SALISBURY, N.C. – Anyone who was a preteen or teen in the 2000s probably can relate to Fausto German’s love of the Nickelodeon show, “iCarly.” But not every fan used the show as a stepping stone to a career-building hobby.
As German watched the fictional story of Carly Shay, a teenager who creates her own web show and becomes an internet phenomenon, he became fascinated with computers and the “art projects” that Carly’s older brother, Spencer, would build from junkyard materials.
“I have always liked the idea of building new things,” German said. “Those art projects looked to me like inventions, and as a kid, I wanted to be an inventor.”
The show also piqued his interest in websites and, by the time he was 13, he had taught himself to code by watching YouTube videos and built his own site.
“It was ugly, but I was able to create something new with just a computer and some basic programming knowledge. I have never lost the love for computers and programming,” said German, who is now pursuing an Associate in Science degree at Rowan-Cabarrus Community College and plans to transfer to UNC-Charlotte to major in computer science with a concentration in artificial intelligence, robotics and gaming. Now 19, he is an admitted computer nerd and still teaches himself new skills by researching and watching videos on the internet.
German is one of the recipients of the SPARC scholarship through Rowan-Cabarrus, which helps set him up to achieve his goals by providing money for college-related expenses, plus one-on-one mentoring and a cohort classroom experience with other scholarship recipients.
“I was so happy to receive the scholarship, not only for the money, but for the opportunities and the doors it opened for me,” German said. “It is a chance to be more involved, have volunteer opportunities and make new friends. I have met people I would not have met otherwise. Our cohort has gotten close since we are in the same classes, and we help and support each other.”
SPARC (STEM Persistence and Retention via Curricula, Centralization, Cohorts and Collaboration) scholarships assist students who are pursuing degrees related to science, technology, engineering and mathematics (STEM) and may be used for housing, gas and other needs in addition to tuition. The scholarships are available to Rowan-Cabarrus students with demonstrated financial need and academic promise in STEM disciplines. A student who meets the criteria is eligible to apply for up to $6,000 per year at the community college level and may also qualify to receive $7,500 per year upon transferring to UNCC.

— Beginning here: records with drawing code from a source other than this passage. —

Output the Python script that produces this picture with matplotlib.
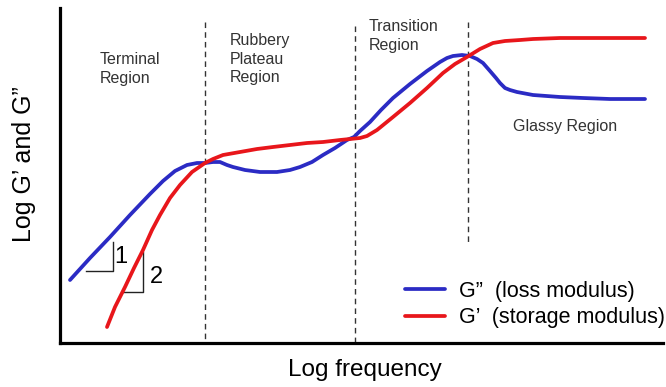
import numpy as np
import matplotlib
matplotlib.use("Agg")
import matplotlib.pyplot as plt

plt.rcParams["font.family"] = ["Liberation Sans", "DejaVu Sans"]

# values, in image pixels (x to the right, y downwards)
loss_x = [70, 90, 110, 130, 150, 163, 175, 187, 197, 205, 213, 220, 227, 233, 245,
          260, 277, 290, 300, 312, 323, 335, 347, 354, 360, 370, 381, 393, 410, 427,
          440, 447, 453, 462, 470, 477, 483, 490, 496, 500, 505, 510, 517, 533, 560,
          583, 610, 645]
loss_y = [280, 258, 237, 215, 194, 181, 171, 165, 163, 163, 162, 162, 165, 167, 170,
          172, 172, 170, 167, 162, 155, 148, 140, 137, 131, 122, 110, 98, 84, 71,
          62, 58, 56, 55, 56, 59, 63, 71, 78, 83, 88, 90, 92, 95, 97,
          98, 99, 99]

storage_x = [107, 115, 125, 134, 143, 152, 160, 170, 180, 192, 205, 213, 223, 240,
             257, 273, 290, 307, 323, 340, 350, 360, 367, 377, 393, 410, 427, 443,
             455, 467, 480, 493, 505, 520, 533, 560, 600, 645]
storage_y = [327, 307, 287, 268, 250, 230, 215, 198, 185, 172, 163, 159, 155, 152,
             149, 147, 145, 143, 142, 140, 139, 138, 136, 130, 117, 103, 88, 73,
             64, 57, 49, 43, 41, 40, 39, 38, 38, 38]

# region boundaries: x, top of the dashed line
bounds_x = [205, 355, 468]
bounds_top = [22, 26, 22]

regions = ["Terminal\nRegion", "Rubbery\nPlateau\nRegion", "Transition\nRegion", "Glassy Region"]
region_xy = [(100, 52), (230, 33), (369, 19), (513, 127)]

H = 387
BLUE = "#2b2bc4"
RED = "#e8161b"


def lvl(ys):
    return H - np.asarray(ys, dtype=float)


fig = plt.figure(figsize=(6.66, 3.87), dpi=100)
ax = fig.add_axes([60 / 666, (H - 343) / H, (663 - 60) / 666, (343 - 8) / H])
ax.set_xlim(60, 663)
ax.set_ylim(H - 343, H - 8)

ax.plot(loss_x, lvl(loss_y), color=BLUE, lw=2.7, solid_capstyle="round",
        solid_joinstyle="round", label="G\u201d  (loss modulus)", zorder=3)
ax.plot(storage_x, lvl(storage_y), color=RED, lw=2.7, solid_capstyle="round",
        solid_joinstyle="round", label="G\u2019  (storage modulus)", zorder=3)

for bx, top in zip(bounds_x, bounds_top):
    bottom = 243 if bx == 468 else 343
    ax.plot([bx, bx], lvl([top, bottom]), color="#333333", lw=1.0,
            dashes=(4, 3), zorder=2)

for i, (tx, ty) in enumerate(region_xy):
    va = "center" if i == 3 else "top"
    ax.text(tx, H - ty, regions[i], fontsize=11.5, color="#333333", ha="left",
            va=va, linespacing=1.3)

# slope triangles
ax.plot([86, 113, 113], lvl([271, 271, 242]), color="#222222", lw=1.0)
ax.plot([123, 143, 143], lvl([292, 292, 252]), color="#222222", lw=1.0)
ax.text(114, H - 257, "1", fontsize=17, ha="left", va="center")
ax.text(150, H - 277, "2", fontsize=17, ha="left", va="center")

ax.legend(loc="upper left", bbox_to_anchor=((405 - 60) / 603, (343 - 281) / 335),
          frameon=False, fontsize=15.5, handlelength=1.85, handletextpad=0.65,
          labelspacing=0.25, borderpad=0, borderaxespad=0)

ax.set_xticks([])
ax.set_yticks([])
for side in ("top", "right"):
    ax.spines[side].set_visible(False)
for side in ("left", "bottom"):
    ax.spines[side].set_linewidth(2.3)

fig.text(365 / 666, 1 - 370 / H, "Log frequency", fontsize=17.5, ha="center", va="center")
fig.text(24 / 666, 1 - 164 / H, "Log G\u2019 and G\u201d", fontsize=18, rotation=90,
         ha="center", va="center")

fig.savefig("out.png", dpi=100)
plt.close(fig)
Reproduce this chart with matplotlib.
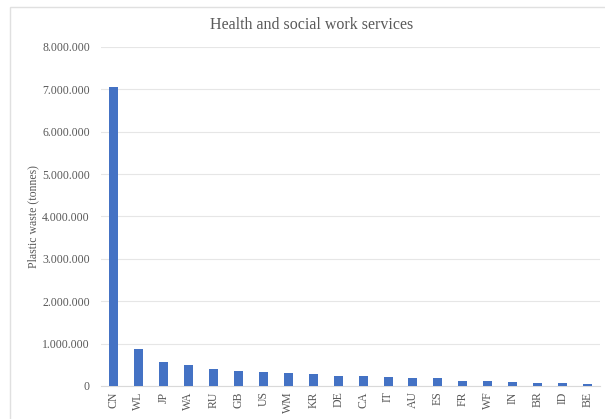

To assist students like German, Rowan-Cabarrus is working alongside Gaston College and the University of North Carolina at Charlotte to execute the scholarships, which are made possible by funding from the National Science Foundation (NSF).
“Considering the affordability of an education at Rowan-Cabarrus, the scholarship provides remarkable benefits,” said Dr. Carol Scherczinger, Rowan-Cabarrus dean of arts and sciences. “An entire year for a full-time student at Rowan-Cabarrus will cost less than $4,000 – including tuition, fees, books… everything, so the scholarship more than covers this.”
German chose Rowan-Cabarrus because it was close to home, affordable and provided a seamless transfer opportunity for him to continue his studies at UNCC. A native of the Dominican Republic, he moved to Concord four years ago with his family and graduated from Northwest Cabarrus High School.
“I don’t think going to community college and then going to a four-year school makes that much of a difference in the end,” said German, who will graduate in May with his associate degree. “You still get the same bachelor’s degree, and you save a lot of money. I also feel I’m going to be more prepared.”
“As an instructor, I embrace the chance to know students on a personal level,” said Rowan-Cabarrus Information Technology Chair Zack Hubbard, who is serving as German’s SPARC mentor. “Fausto is one of the most dedicated individuals I’ve had the pleasure to work with. He comes to our meetings with tons of questions and ready to hit the ground running. I can’t wait to see what his future holds.”
“Increasing the number of students pursuing careers in STEM fields is critical to diversifying the scientific and technical skill in our region,” said Dr. Carol S. Spalding, president of Rowan-Cabarrus. “This collaborative grant supports students like Fausto, who show great promise, and we believe they are more than worth the investment.”